The president-elect, speaking to reporters in Chicago to introduce another key member of his economic team, also offered insight into the way he interpreted the election results that carried him to power. He said his victory was “decisive,” but brought with it a sense of humility that underscored the need for bipartisanship.
As expected, Mr. Obama said that he would nominate Peter R. Orszag to be director of the Office of Management and Budget. Mr. Orszag has been director of the Congressional Budget Office for nearly two years; he has worked in both the Bush and Clinton administrations.
Mr. Obama said he would nominated Rob Nabors, staff director of the House Appropriations Committee, to be Mr. Orszag’s deputy.
“Budget reform is not an option, it’s a necessity,” Mr. Obama said. After focusing Monday on financial rescue efforts and the rough outlines of his planned stimulus package, he concentrated Tuesday on budget issues.
Mr. Obama cited, as an example of the sort of cuts he expects Mr. Orszag and Mr. Nabors to find, a recent government report showing that farmers whose incomes exceeded $2.5 million had probably wrongly been paid some $49 million in government subsidies over a three-year period.
But he did not offer any other specific targets, and by itself, correcting the problem with the farm program would make only a trivially small dent in the budget deficits the federal government will face for years.
The president-elect, who until this week had been keeping a low profile in Chicago while constructing his administration, was speaking in his second economy-related news conference in two days, with a third set for Wednesday. He was asked about the much higher profile he had suddenly adopted, and whether he had changed his mind about there being “only one president at a time.”
“It’s important, given the uncertainty in the markets and given the very legitimate anxiety that the American people are feeling that they know their new president has a plan and is going to act swiftly and boldly,” Mr. Obama said.
The people needed to know, he said, “that we don’t intend to stumble into the next administration, we are going to hit the ground running.”
But was there a danger, he was asked, that he might be reading to much into the 8-million-vote margin by which he defeated Senator John McCain, his Republican rival?
“We had, I think, a decisive win,” Mr. Obama said. “I don’t think that there’s any question that we have a mandate to move the country in a new direction, and not continue the same old practices that have gotten us into the fix that we’re in.”
But he quickly noted that Mr. McCain, too, had won millions of votes, and he said it was important to maintain “a sense of humility and a recognition that wisdom is not the monopoly of any one party.”

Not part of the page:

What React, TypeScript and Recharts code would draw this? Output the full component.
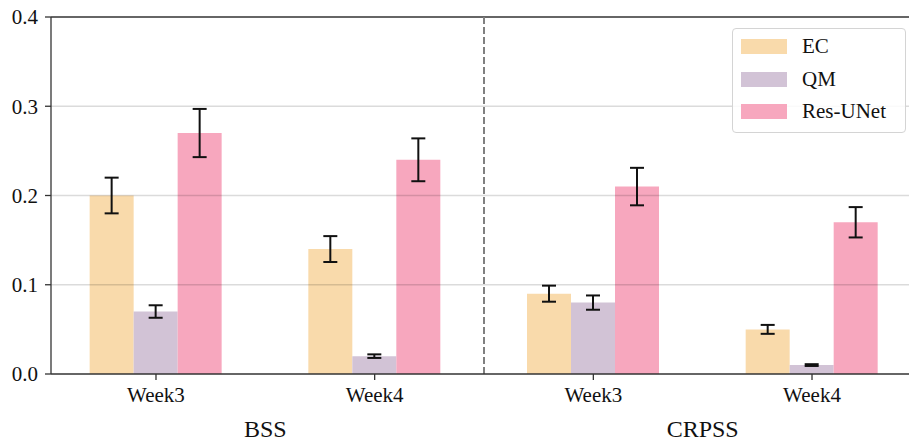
import React from 'react';
import { BarChart, Bar, XAxis, YAxis, ErrorBar, ReferenceLine, Legend } from 'recharts';

const categories = ['BSS-Week3', 'BSS-Week4', 'CRPSS-Week3', 'CRPSS-Week4'];
const weekLabels = ['Week3', 'Week4', 'Week3', 'Week4'];
const groupLabels = ['BSS', 'CRPSS'];

const ecValues = [0.2, 0.14, 0.09, 0.05];
const ecErr = [0.02, 0.0145, 0.009, 0.005];
const qmValues = [0.07, 0.02, 0.08, 0.01];
const qmErr = [0.007, 0.002, 0.008, 0.001];
const resValues = [0.27, 0.24, 0.21, 0.17];
const resErr = [0.027, 0.024, 0.021, 0.017];

const yTicks = [0, 0.1, 0.2, 0.3, 0.4];
const gridLines = [0.1, 0.2, 0.3];

const SERIES = [
  { key: 'ec', name: 'EC', color: '#F9DAAB' },
  { key: 'qm', name: 'QM', color: '#D2C3D6' },
  { key: 'res', name: 'Res-UNet', color: '#F7A7BE' },
];

const FONT = '"Liberation Serif", "Times New Roman", serif';
const AXIS = '#333';

const data = categories.map((c, i) => ({
  cat: c,
  ec: ecValues[i],
  ecErr: ecErr[i],
  qm: qmValues[i],
  qmErr: qmErr[i],
  res: resValues[i],
  resErr: resErr[i],
}));

// week label under each tick, group label centred between its pair of ticks
const WeekTick = (props: any) => {
  const { x, y, payload } = props;
  const idx = categories.indexOf(payload.value);
  const half = payload.offset ?? 109;
  return (
    <g>
      <text x={x} y={y} dy="0.71em" textAnchor="middle" fontFamily={FONT} fontSize={21} fill="#111">
        {weekLabels[idx]}
      </text>
      {idx % 2 === 0 && (
        <text x={x + half} y={y + 50} textAnchor="middle" fontFamily={FONT} fontSize={24} fill="#111">
          {groupLabels[idx / 2]}
        </text>
      )}
    </g>
  );
};

const LegendBox = () => (
  <div
    style={{
      width: 172,
      height: 103,
      border: '1px solid #d4d4d4',
      borderRadius: 4,
      background: 'rgba(255,255,255,0.85)',
      boxSizing: 'content-box',
      position: 'relative',
    }}
  >
    {SERIES.map((s, i) => (
      <div
        key={s.key}
        style={{ position: 'absolute', left: 8, top: 9 + i * 32.5, display: 'flex', alignItems: 'center', height: 17 }}
      >
        <span style={{ display: 'inline-block', width: 46, height: 15, background: s.color }} />
        <span style={{ marginLeft: 15, fontFamily: FONT, fontSize: 21, color: '#111', lineHeight: '17px' }}>
          {s.name}
        </span>
      </div>
    ))}
  </div>
);

export default function App() {
  return (
    <div style={{ position: 'absolute', left: 0, top: 0, width: 909, height: 445, overflow: 'hidden', background: '#fff' }}>
      <BarChart
        width={930}
        height={445}
        data={data}
        margin={{ top: 17, right: 13, bottom: 0, left: 0 }}
        barGap={0}
        barSize={44}
      >
        <XAxis
          dataKey="cat"
          height={71}
          padding={{ left: -4.35, right: -4.35 }}
          tick={<WeekTick />}
          tickSize={6}
          tickMargin={7}
          stroke={AXIS}
          strokeWidth={1.3}
          interval={0}
        />
        <YAxis
          width={51}
          domain={[0, 0.4]}
          ticks={yTicks}
          tickFormatter={(v: number) => v.toFixed(1)}
          tickSize={6}
          tickMargin={7}
          stroke={AXIS}
          strokeWidth={1.3}
          tick={{ fontFamily: FONT, fontSize: 21, fill: '#111' }}
          allowDataOverflow
        />
        {SERIES.map((s) => (
          <Bar key={s.key} dataKey={s.key} name={s.name} fill={s.color} isAnimationActive={false}>
            <ErrorBar dataKey={`${s.key}Err`} width={7} stroke="#111" strokeWidth={2} direction="y" />
          </Bar>
        ))}
        {gridLines.map((g) => (
          <ReferenceLine key={g} y={g} stroke="#000" strokeOpacity={0.14} strokeWidth={1.5} />
        ))}
        <ReferenceLine y={0.4} stroke={AXIS} strokeWidth={1.3} />
        <ReferenceLine x="CRPSS-Week3" position="start" stroke="#808080" strokeWidth={2} strokeDasharray="7 3" />
        <Legend
          layout="vertical"
          align="center"
          verticalAlign="middle"
          content={<LegendBox />}
          wrapperStyle={{ position: 'absolute', left: 732, top: 28, width: 174, height: 105 }}
        />
      </BarChart>
    </div>
  );
}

“I think what the American people want more than anything is just common-sense smart government,” Mr. Obama said. “They don’t want ideology. They don’t want bickering. They don’t want sniping. They want action, and they want effectiveness.”
He said he was encouraged that word of his earlier economic nominees, including Timothy F. Geithner to head the Treasury department and Lawrence Summers as senior White House economic adviser, had received praise from members of both parties.
Several cabinet posts with important economic influence have still to be filled, and Mr. Obama may announce shome names on Wednesday. The pending posts include the secretaries of commerce, labor, energy and health and human services.
Mr. Obama said that as he looks for ways to stimulate the economy in the short term, he will concentrate on measures that can also have beneficial longer-term effects.
“My first priority and my first job is to get us on the path of economic recovery, to create 2.5 million jobs, to provide relief to middle-class families,” he said. But he also wanted to set up a long-term plan to reduce deficits “and make sure we’re not leaving a mountain of debt for the next generation.”